# Code that draws figures:
○ ○ ○ ○ ○
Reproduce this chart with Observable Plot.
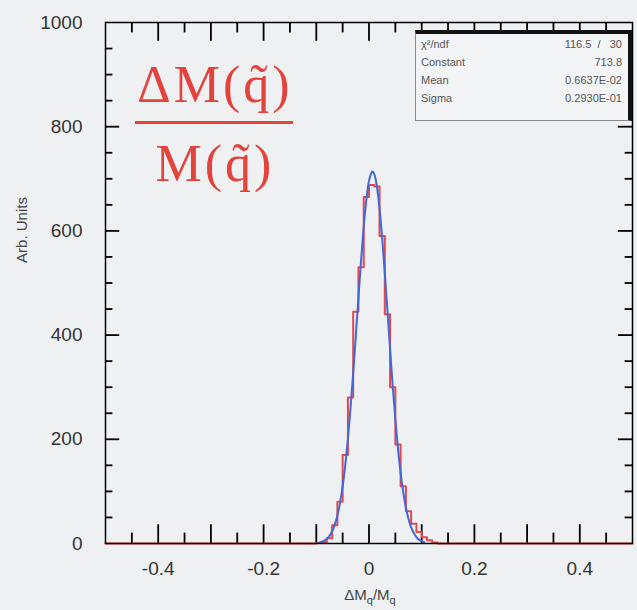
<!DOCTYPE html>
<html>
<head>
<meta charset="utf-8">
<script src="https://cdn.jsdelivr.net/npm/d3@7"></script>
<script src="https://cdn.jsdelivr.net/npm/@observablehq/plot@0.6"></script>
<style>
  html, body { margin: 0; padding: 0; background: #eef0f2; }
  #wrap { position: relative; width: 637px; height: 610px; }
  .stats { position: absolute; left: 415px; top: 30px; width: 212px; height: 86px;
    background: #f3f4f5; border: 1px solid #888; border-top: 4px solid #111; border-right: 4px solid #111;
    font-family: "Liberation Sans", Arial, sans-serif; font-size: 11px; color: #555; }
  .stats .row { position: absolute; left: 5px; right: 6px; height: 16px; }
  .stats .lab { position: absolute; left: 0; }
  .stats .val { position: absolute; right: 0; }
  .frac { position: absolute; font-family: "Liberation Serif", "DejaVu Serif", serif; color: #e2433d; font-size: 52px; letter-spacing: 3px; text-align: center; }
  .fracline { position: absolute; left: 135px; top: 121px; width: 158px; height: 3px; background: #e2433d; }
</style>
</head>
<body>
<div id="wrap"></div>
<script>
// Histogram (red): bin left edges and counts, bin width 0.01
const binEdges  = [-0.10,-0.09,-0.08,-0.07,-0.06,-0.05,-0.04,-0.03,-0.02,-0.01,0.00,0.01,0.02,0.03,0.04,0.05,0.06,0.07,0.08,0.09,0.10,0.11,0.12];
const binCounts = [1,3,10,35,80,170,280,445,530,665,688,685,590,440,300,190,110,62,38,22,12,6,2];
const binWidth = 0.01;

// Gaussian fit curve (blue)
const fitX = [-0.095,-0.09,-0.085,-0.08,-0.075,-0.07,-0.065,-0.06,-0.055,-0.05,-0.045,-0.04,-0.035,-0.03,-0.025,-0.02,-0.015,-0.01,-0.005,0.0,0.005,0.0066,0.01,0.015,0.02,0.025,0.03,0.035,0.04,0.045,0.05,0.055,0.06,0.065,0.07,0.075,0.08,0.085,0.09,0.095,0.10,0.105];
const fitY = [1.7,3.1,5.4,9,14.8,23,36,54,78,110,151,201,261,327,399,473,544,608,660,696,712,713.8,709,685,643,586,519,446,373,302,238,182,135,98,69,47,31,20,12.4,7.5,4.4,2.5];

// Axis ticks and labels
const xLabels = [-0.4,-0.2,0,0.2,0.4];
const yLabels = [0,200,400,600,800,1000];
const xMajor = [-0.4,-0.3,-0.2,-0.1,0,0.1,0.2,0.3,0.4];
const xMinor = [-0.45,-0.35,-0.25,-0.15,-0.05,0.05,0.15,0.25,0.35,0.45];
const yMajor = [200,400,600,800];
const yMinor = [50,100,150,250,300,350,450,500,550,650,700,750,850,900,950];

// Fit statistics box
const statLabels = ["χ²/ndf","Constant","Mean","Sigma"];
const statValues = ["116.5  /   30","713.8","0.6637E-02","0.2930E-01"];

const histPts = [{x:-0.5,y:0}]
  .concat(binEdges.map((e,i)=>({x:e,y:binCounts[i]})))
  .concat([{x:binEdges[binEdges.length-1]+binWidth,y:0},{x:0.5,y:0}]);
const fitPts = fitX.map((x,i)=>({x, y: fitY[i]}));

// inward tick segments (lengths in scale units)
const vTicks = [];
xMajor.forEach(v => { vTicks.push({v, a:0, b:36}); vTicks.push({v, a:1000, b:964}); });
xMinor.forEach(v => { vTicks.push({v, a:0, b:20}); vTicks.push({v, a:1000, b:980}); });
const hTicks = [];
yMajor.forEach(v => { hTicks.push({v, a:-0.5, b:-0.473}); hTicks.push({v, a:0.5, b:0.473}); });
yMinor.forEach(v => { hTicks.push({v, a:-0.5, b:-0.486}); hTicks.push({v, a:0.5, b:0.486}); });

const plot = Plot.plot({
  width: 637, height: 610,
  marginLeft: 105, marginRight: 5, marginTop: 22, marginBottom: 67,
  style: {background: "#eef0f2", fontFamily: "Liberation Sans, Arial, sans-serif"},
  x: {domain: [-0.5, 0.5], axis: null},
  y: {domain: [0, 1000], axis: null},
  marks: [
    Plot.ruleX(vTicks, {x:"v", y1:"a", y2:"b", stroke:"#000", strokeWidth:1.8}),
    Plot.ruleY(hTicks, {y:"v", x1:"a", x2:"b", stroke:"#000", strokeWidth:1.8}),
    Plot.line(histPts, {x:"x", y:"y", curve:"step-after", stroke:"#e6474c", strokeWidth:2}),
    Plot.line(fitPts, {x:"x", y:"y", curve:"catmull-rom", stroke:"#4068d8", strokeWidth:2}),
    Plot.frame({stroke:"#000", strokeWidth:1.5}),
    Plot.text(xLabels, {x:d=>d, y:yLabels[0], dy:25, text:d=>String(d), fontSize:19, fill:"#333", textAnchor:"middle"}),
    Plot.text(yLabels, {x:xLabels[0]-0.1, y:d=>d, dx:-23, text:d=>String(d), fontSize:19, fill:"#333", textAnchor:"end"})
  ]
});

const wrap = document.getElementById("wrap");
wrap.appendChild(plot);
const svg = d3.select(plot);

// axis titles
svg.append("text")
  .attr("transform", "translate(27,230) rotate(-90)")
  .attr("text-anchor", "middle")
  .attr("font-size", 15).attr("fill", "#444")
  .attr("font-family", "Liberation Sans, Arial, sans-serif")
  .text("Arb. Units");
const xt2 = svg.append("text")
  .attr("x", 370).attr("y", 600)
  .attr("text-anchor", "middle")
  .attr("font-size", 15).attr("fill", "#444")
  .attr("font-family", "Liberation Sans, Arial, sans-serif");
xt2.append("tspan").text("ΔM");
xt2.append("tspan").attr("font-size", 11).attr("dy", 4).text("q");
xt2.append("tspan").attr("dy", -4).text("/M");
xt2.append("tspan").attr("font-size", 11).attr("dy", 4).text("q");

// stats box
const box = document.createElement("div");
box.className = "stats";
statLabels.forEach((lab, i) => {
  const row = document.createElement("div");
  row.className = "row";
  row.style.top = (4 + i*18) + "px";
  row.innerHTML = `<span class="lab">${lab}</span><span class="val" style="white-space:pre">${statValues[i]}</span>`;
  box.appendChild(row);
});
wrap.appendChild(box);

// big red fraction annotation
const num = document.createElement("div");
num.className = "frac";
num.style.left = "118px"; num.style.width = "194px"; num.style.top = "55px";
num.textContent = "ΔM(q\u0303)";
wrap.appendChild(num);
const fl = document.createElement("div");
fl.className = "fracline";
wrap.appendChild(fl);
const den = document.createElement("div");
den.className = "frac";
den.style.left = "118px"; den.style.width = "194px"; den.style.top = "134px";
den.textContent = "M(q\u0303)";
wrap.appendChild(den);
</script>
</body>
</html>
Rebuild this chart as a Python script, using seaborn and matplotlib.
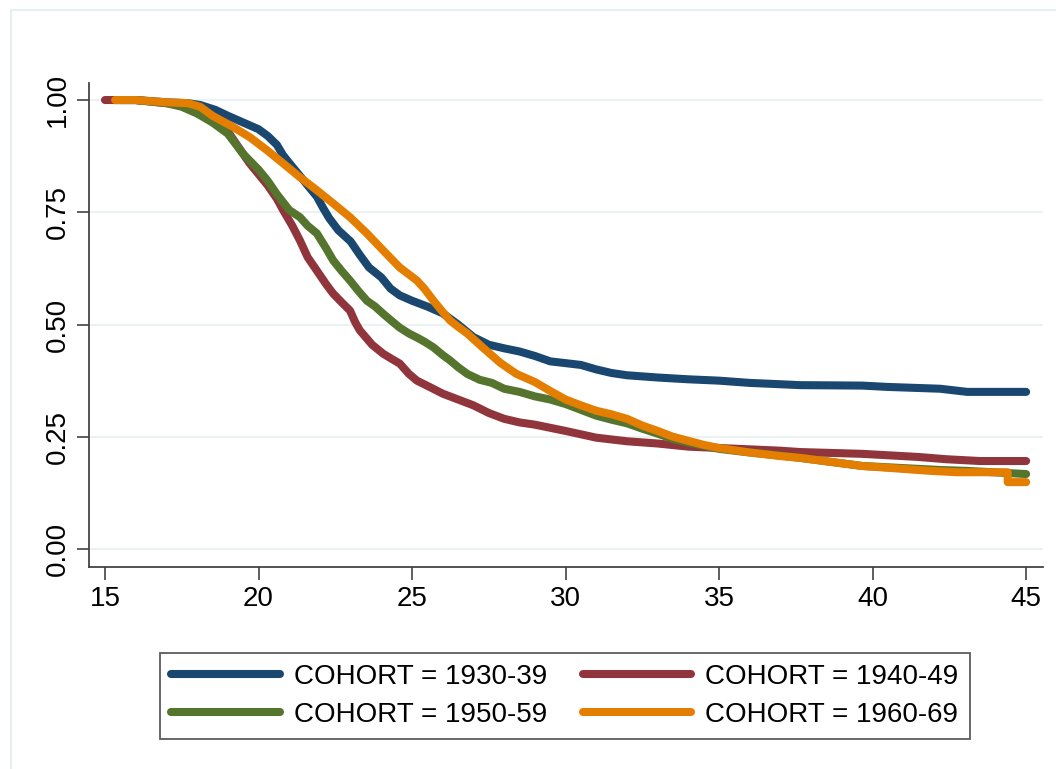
○ ○ ○ ○ ○
# WHAT YOU HAVE TO DO:
Write out the records above exactly as they appear, leaving out any pictures.

# SOLUTION TO THE EXERCISE:
Reproduce this chart with Observable Plot.
<!DOCTYPE html>
<html>
<head>
<meta charset="utf-8">
<script src="https://cdn.jsdelivr.net/npm/d3@7"></script>
<script src="https://cdn.jsdelivr.net/npm/@observablehq/plot@0.6"></script>
<style>
  html, body { margin: 0; padding: 0; background: #eef0f2; }
  #wrap { position: relative; width: 637px; height: 610px; }
  .stats { position: absolute; left: 415px; top: 30px; width: 212px; height: 86px;
    background: #f3f4f5; border: 1px solid #888; border-top: 4px solid #111; border-right: 4px solid #111;
    font-family: "Liberation Sans", Arial, sans-serif; font-size: 11px; color: #555; }
  .stats .row { position: absolute; left: 5px; right: 6px; height: 16px; }
  .stats .lab { position: absolute; left: 0; }
  .stats .val { position: absolute; right: 0; }
  .frac { position: absolute; font-family: "Liberation Serif", "DejaVu Serif", serif; color: #e2433d; font-size: 52px; letter-spacing: 3px; text-align: center; }
  .fracline { position: absolute; left: 135px; top: 121px; width: 158px; height: 3px; background: #e2433d; }
</style>
</head>
<body>
<div id="wrap"></div>
<script>
// Histogram (red): bin left edges and counts, bin width 0.01
const binEdges  = [-0.10,-0.09,-0.08,-0.07,-0.06,-0.05,-0.04,-0.03,-0.02,-0.01,0.00,0.01,0.02,0.03,0.04,0.05,0.06,0.07,0.08,0.09,0.10,0.11,0.12];
const binCounts = [1,3,10,35,80,170,280,445,530,665,688,685,590,440,300,190,110,62,38,22,12,6,2];
const binWidth = 0.01;

// Gaussian fit curve (blue)
const fitX = [-0.095,-0.09,-0.085,-0.08,-0.075,-0.07,-0.065,-0.06,-0.055,-0.05,-0.045,-0.04,-0.035,-0.03,-0.025,-0.02,-0.015,-0.01,-0.005,0.0,0.005,0.0066,0.01,0.015,0.02,0.025,0.03,0.035,0.04,0.045,0.05,0.055,0.06,0.065,0.07,0.075,0.08,0.085,0.09,0.095,0.10,0.105];
const fitY = [1.7,3.1,5.4,9,14.8,23,36,54,78,110,151,201,261,327,399,473,544,608,660,696,712,713.8,709,685,643,586,519,446,373,302,238,182,135,98,69,47,31,20,12.4,7.5,4.4,2.5];

// Axis ticks and labels
const xLabels = [-0.4,-0.2,0,0.2,0.4];
const yLabels = [0,200,400,600,800,1000];
const xMajor = [-0.4,-0.3,-0.2,-0.1,0,0.1,0.2,0.3,0.4];
const xMinor = [-0.45,-0.35,-0.25,-0.15,-0.05,0.05,0.15,0.25,0.35,0.45];
const yMajor = [200,400,600,800];
const yMinor = [50,100,150,250,300,350,450,500,550,650,700,750,850,900,950];

// Fit statistics box
const statLabels = ["χ²/ndf","Constant","Mean","Sigma"];
const statValues = ["116.5  /   30","713.8","0.6637E-02","0.2930E-01"];

const histPts = [{x:-0.5,y:0}]
  .concat(binEdges.map((e,i)=>({x:e,y:binCounts[i]})))
  .concat([{x:binEdges[binEdges.length-1]+binWidth,y:0},{x:0.5,y:0}]);
const fitPts = fitX.map((x,i)=>({x, y: fitY[i]}));

// inward tick segments (lengths in scale units)
const vTicks = [];
xMajor.forEach(v => { vTicks.push({v, a:0, b:36}); vTicks.push({v, a:1000, b:964}); });
xMinor.forEach(v => { vTicks.push({v, a:0, b:20}); vTicks.push({v, a:1000, b:980}); });
const hTicks = [];
yMajor.forEach(v => { hTicks.push({v, a:-0.5, b:-0.473}); hTicks.push({v, a:0.5, b:0.473}); });
yMinor.forEach(v => { hTicks.push({v, a:-0.5, b:-0.486}); hTicks.push({v, a:0.5, b:0.486}); });

const plot = Plot.plot({
  width: 637, height: 610,
  marginLeft: 105, marginRight: 5, marginTop: 22, marginBottom: 67,
  style: {background: "#eef0f2", fontFamily: "Liberation Sans, Arial, sans-serif"},
  x: {domain: [-0.5, 0.5], axis: null},
  y: {domain: [0, 1000], axis: null},
  marks: [
    Plot.ruleX(vTicks, {x:"v", y1:"a", y2:"b", stroke:"#000", strokeWidth:1.8}),
    Plot.ruleY(hTicks, {y:"v", x1:"a", x2:"b", stroke:"#000", strokeWidth:1.8}),
    Plot.line(histPts, {x:"x", y:"y", curve:"step-after", stroke:"#e6474c", strokeWidth:2}),
    Plot.line(fitPts, {x:"x", y:"y", curve:"catmull-rom", stroke:"#4068d8", strokeWidth:2}),
    Plot.frame({stroke:"#000", strokeWidth:1.5}),
    Plot.text(xLabels, {x:d=>d, y:yLabels[0], dy:25, text:d=>String(d), fontSize:19, fill:"#333", textAnchor:"middle"}),
    Plot.text(yLabels, {x:xLabels[0]-0.1, y:d=>d, dx:-23, text:d=>String(d), fontSize:19, fill:"#333", textAnchor:"end"})
  ]
});

const wrap = document.getElementById("wrap");
wrap.appendChild(plot);
const svg = d3.select(plot);

// axis titles
svg.append("text")
  .attr("transform", "translate(27,230) rotate(-90)")
  .attr("text-anchor", "middle")
  .attr("font-size", 15).attr("fill", "#444")
  .attr("font-family", "Liberation Sans, Arial, sans-serif")
  .text("Arb. Units");
const xt2 = svg.append("text")
  .attr("x", 370).attr("y", 600)
  .attr("text-anchor", "middle")
  .attr("font-size", 15).attr("fill", "#444")
  .attr("font-family", "Liberation Sans, Arial, sans-serif");
xt2.append("tspan").text("ΔM");
xt2.append("tspan").attr("font-size", 11).attr("dy", 4).text("q");
xt2.append("tspan").attr("dy", -4).text("/M");
xt2.append("tspan").attr("font-size", 11).attr("dy", 4).text("q");

// stats box
const box = document.createElement("div");
box.className = "stats";
statLabels.forEach((lab, i) => {
  const row = document.createElement("div");
  row.className = "row";
  row.style.top = (4 + i*18) + "px";
  row.innerHTML = `<span class="lab">${lab}</span><span class="val" style="white-space:pre">${statValues[i]}</span>`;
  box.appendChild(row);
});
wrap.appendChild(box);

// big red fraction annotation
const num = document.createElement("div");
num.className = "frac";
num.style.left = "118px"; num.style.width = "194px"; num.style.top = "55px";
num.textContent = "ΔM(q\u0303)";
wrap.appendChild(num);
const fl = document.createElement("div");
fl.className = "fracline";
wrap.appendChild(fl);
const den = document.createElement("div");
den.className = "frac";
den.style.left = "118px"; den.style.width = "194px"; den.style.top = "134px";
den.textContent = "M(q\u0303)";
wrap.appendChild(den);
</script>
</body>
</html>
Rebuild this chart as a Python script, using seaborn and matplotlib.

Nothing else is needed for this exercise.